Nie jestem co prawda jakąś zaprzysięgłą fanką kryminału jako gatunku, nie czytam wszystkiego z tej dziedziny jak leci, ani wszystkich autorów, ale jest kilkoro takich, którzy mają we mnie wierną czytelniczkę. Wśród nich jest oczywiście Christie, ale jakoś tak się dziwnie złożyło, że chociaż takiej na przykład Chmielewskiej mam trzy pełne półki w biblioteczce (no przyznaję, miałam kiedyś taką fazę na wczesną Chmielewską), to Christie... ani jednej pozycji! A tu akurat niedawno mąż dostał w prezencie "Morderstwo w Mezopotamii"... Oczywiście książkę znałam, ale - po pierwsze: to Christie!, po drugie: Mezopotamia! Musiałam ją znowu przeczytać! Zanim mąż się do niej przymierzył, to ja w jedną noc już pochłonęłam całą książkę - i natychmiast zalęgło mi się w głowie postanowienie, żeby kupić całą serię. Bo książka jest ładnie wydana, w twardej okładce, i jak się okazało - to jest cały cykl przygotowany przez Wydawnictwo Dolnośląskie w 2020 roku, z okazji stulecia wydania pierwszej powieści z komisarzem Poirotem. Pierwotnie planowano wydać tylko 10 tytułów, na które głosowali czytelnicy, ale wobec dużego zainteresowania serią, podjęto decyzję o kontynuacji. W tej chwili jest już chyba coś około 30 tytułów.

Natychmiast więc zamówiłam kilka wybranych pozycji, w pierwszej kolejności te, które już znałam i lubiłam, a później co jakiś czas dochodziły następne. W ramach tego cyklu mam i przeczytałam więc:

"Morderstwo w Mezopotamii", "Śmierć na Nilu", "Zabójstwo Rogera Ackroyda", "A.B.C.", "Kurtyna", "Morderstwo w Orient Ekspressie", "Pięć małych świnek", "Tajemnicza historia w Styles". Już w drodze są następne :).
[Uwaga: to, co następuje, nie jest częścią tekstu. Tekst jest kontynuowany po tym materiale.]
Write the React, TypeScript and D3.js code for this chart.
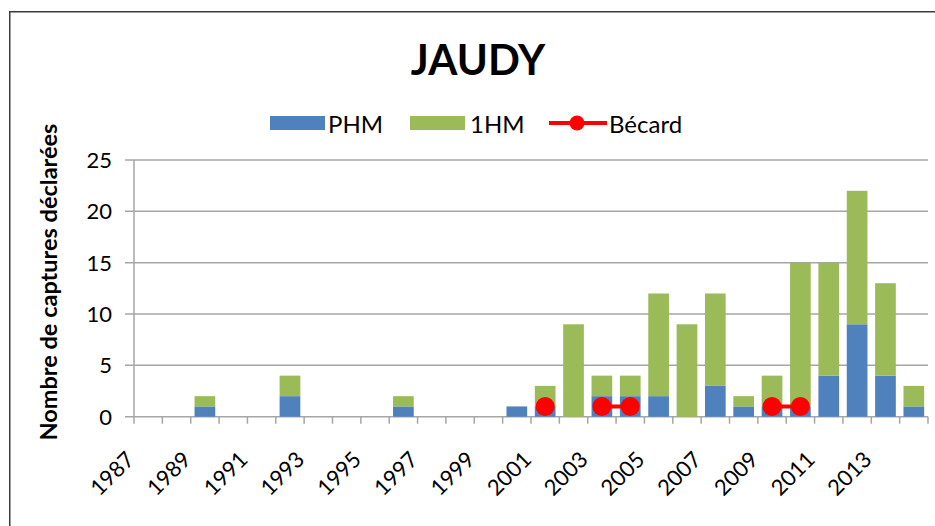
import React from 'react';
import * as d3 from 'd3';

// categories and series
const years = [
  '1987', '1988', '1989', '1990', '1991', '1992', '1993', '1994', '1995', '1996',
  '1997', '1998', '1999', '2000', '2001', '2002', '2003', '2004', '2005', '2006',
  '2007', '2008', '2009', '2010', '2011', '2012', '2013', '2014',
];
const phm = [0, 0, 1, 0, 0, 2, 0, 0, 0, 1, 0, 0, 0, 1, 1, 0, 2, 2, 2, 0, 3, 1, 1, 1, 4, 9, 4, 1];
const hm1 = [0, 0, 1, 0, 0, 2, 0, 0, 0, 1, 0, 0, 0, 0, 2, 9, 2, 2, 10, 9, 9, 1, 3, 14, 11, 13, 9, 2];
const becard: (number | null)[] = [
  null, null, null, null, null, null, null, null, null, null,
  null, null, null, null, 1, null, 1, 1, null, null,
  null, null, 1, 1, null, null, null, null,
];
const yTicks = [0, 5, 10, 15, 20, 25];
const xLabels = ['1987', '1989', '1991', '1993', '1995', '1997', '1999', '2001', '2003', '2005', '2007', '2009', '2011', '2013'];

const W = 935;
const H = 526;
const FONT = 'Lato, "Open Sans", sans-serif';
const BLUE = '#4F81BD';
const GREEN = '#9BBB59';
const RED = '#FF0000';
const GRID = '#A6A6A6';

export default function App() {
  const left = 134;
  const right = 928;
  const top = 160;
  const bottom = 416.7;

  const x = d3.scaleBand<string>()
    .domain(years)
    .range([left, right])
    .paddingInner(0.27)
    .paddingOuter(0.135);
  const step = x.step();
  const cx = (yr: string) => (x(yr) as number) + x.bandwidth() / 2;

  const y = d3.scaleLinear().domain([0, 25]).range([bottom, top]);

  const stacked = years.map((yr, i) => ({ yr, p: phm[i], h: hm1[i] }));

  const line = d3.line<number | null>()
    .defined(d => d != null)
    .x((d, i) => cx(years[i]))
    .y(d => y(d as number));

  const boundaries = d3.range(years.length + 1).map(i => left + i * step);

  return (
    <svg width={W} height={H} style={{ position: 'absolute', left: 0, top: 0, background: '#fff' }}
      fontFamily={FONT}>
      <rect x={0} y={0} width={W} height={H} fill="#fff" />
      {/* chart border */}
      <rect x={9.75} y={11.75} width={W + 20} height={H + 20} fill="none" stroke="#3c3c3c" strokeWidth={1.5} />

      {/* title */}
      <text x={478} y={75} textAnchor="middle" fontSize={42} fontWeight="bold" fill="#000">JAUDY</text>

      {/* legend */}
      <g fontSize={24} fill="#000">
        <rect x={270} y={116} width={55} height={14} fill={BLUE} />
        <text x={328} y={133}>PHM</text>
        <rect x={410} y={116} width={55} height={14} fill={GREEN} />
        <text x={470} y={133}>1HM</text>
        <line x1={549} x2={607} y1={123} y2={123} stroke={RED} strokeWidth={4} />
        <circle cx={577} cy={123} r={7.5} fill={RED} />
        <text x={609} y={133}>Bécard</text>
      </g>

      {/* y-axis title */}
      <text transform={`translate(57,282) rotate(-90)`} textAnchor="middle" fontSize={23.5} fontWeight="bold" fill="#000">
        Nombre de captures déclarées
      </text>

      {/* gridlines and y ticks */}
      {yTicks.map(t => (
        <g key={t}>
          <line x1={left - 9} x2={right} y1={y(t)} y2={y(t)} stroke={GRID} strokeWidth={1.5} />
          <text x={112} y={y(t)} dy="0.36em" textAnchor="end" fontSize={22} fill="#000">{t}</text>
        </g>
      ))}
      <line x1={left} x2={left} y1={top} y2={bottom} stroke={GRID} strokeWidth={1.5} />

      {/* x tick marks */}
      {boundaries.map((bx, i) => (
        <line key={i} x1={bx} x2={bx} y1={bottom} y2={bottom + 7} stroke={GRID} strokeWidth={1.5} />
      ))}

      {/* stacked bars */}
      {stacked.map(d => (
        <g key={d.yr}>
          {d.p > 0 && (
            <rect x={x(d.yr)} width={x.bandwidth()} y={y(d.p)} height={y(0) - y(d.p)} fill={BLUE} />
          )}
          {d.h > 0 && (
            <rect x={x(d.yr)} width={x.bandwidth()} y={y(d.p + d.h)} height={y(d.p) - y(d.p + d.h)} fill={GREEN} />
          )}
        </g>
      ))}

      {/* Bécard line */}
      <path d={line(becard) || ''} fill="none" stroke={RED} strokeWidth={4} />
      {becard.map((v, i) => v != null && (
        <circle key={i} cx={cx(years[i])} cy={y(v)} r={9.5} fill={RED} />
      ))}

      {/* x labels */}
      {xLabels.map(lbl => (
        <text key={lbl} transform={`translate(${cx(lbl) - 12.5},461) rotate(-45)`} textAnchor="end"
          fontSize={22} fill="#000">{lbl}</text>
      ))}
    </svg>
  );
}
No i teraz powinnam napisać jakąś recenzję... Ale cóż nowego można napisać o książkach Agaty Christie?! Chyba już wszystko na ten temat napisano :). Tego, że Christie jest najbardziej znaną na świecie pisarką kryminałów, dowodzi chociażby fakt, że jest zarazem najlepiej sprzedającą się autorką wszech czasów: ponad miliard egzemplarzy w języku angielskim i drugie tyle w tłumaczeniach na kilkadziesiąt języków!

To może chociaż kilka zdań o tej pierwszej książce, od której zaczęło się u mnie kupowanie kolejnych, a szczerze mówiąc była to chyba jedna z pierwszych w ogóle książek Agaty Christie, jakie miałam przyjemność dawno temu poznać. "Morderstwo w Mezopotamii", którego akcja rozgrywa się w środowisku ekipy archeologicznej, jest powieścią szczególną, ponieważ Agata Christie, jako żona archeologa, znała doskonale realia pracy przy wykopaliskach. Dlatego też książka obfituje w doskonale opisane szczegóły miejsca, klimatu, organizacji pracy, narzędzi, używanych preparatów itd. Może to spowodowało, że uznano tę pozycję za jedną z najlepszych w dorobku pisarskim Christie. Wszystkie jej powieści cechuje pewna elegancja w prowadzeniu akcji, świetnie nakreślone sylwetki bohaterów, a jednocześnie doskonale zamaskowane szczegóły, które mogłyby naprowadzić czytelnika na odgadnięcie najważniejszych wątków, motywów czy sprawców zbrodni. Czytam zawsze jej książki z ogromną przyjemnością :).

*****


Poza książkami, które dzisiaj wymieniłam, było jeszcze trochę przypadkowych tytułów, o których już nie będę przynudzać... ale też całkiem sporo czasu poświęciłam na studiowanie (i zdobywanie) wszelkich opracowań dotyczących życia i twórczości pewnej niezwykłej osoby... Z tym, że to jest już całkiem odrębna historia i opowiem o tym innym razem... i chyba wielu moich stałych czytelników mocno zaskoczę :). Najpierw jednak będzie dawno obiecany wpis z obrazkami.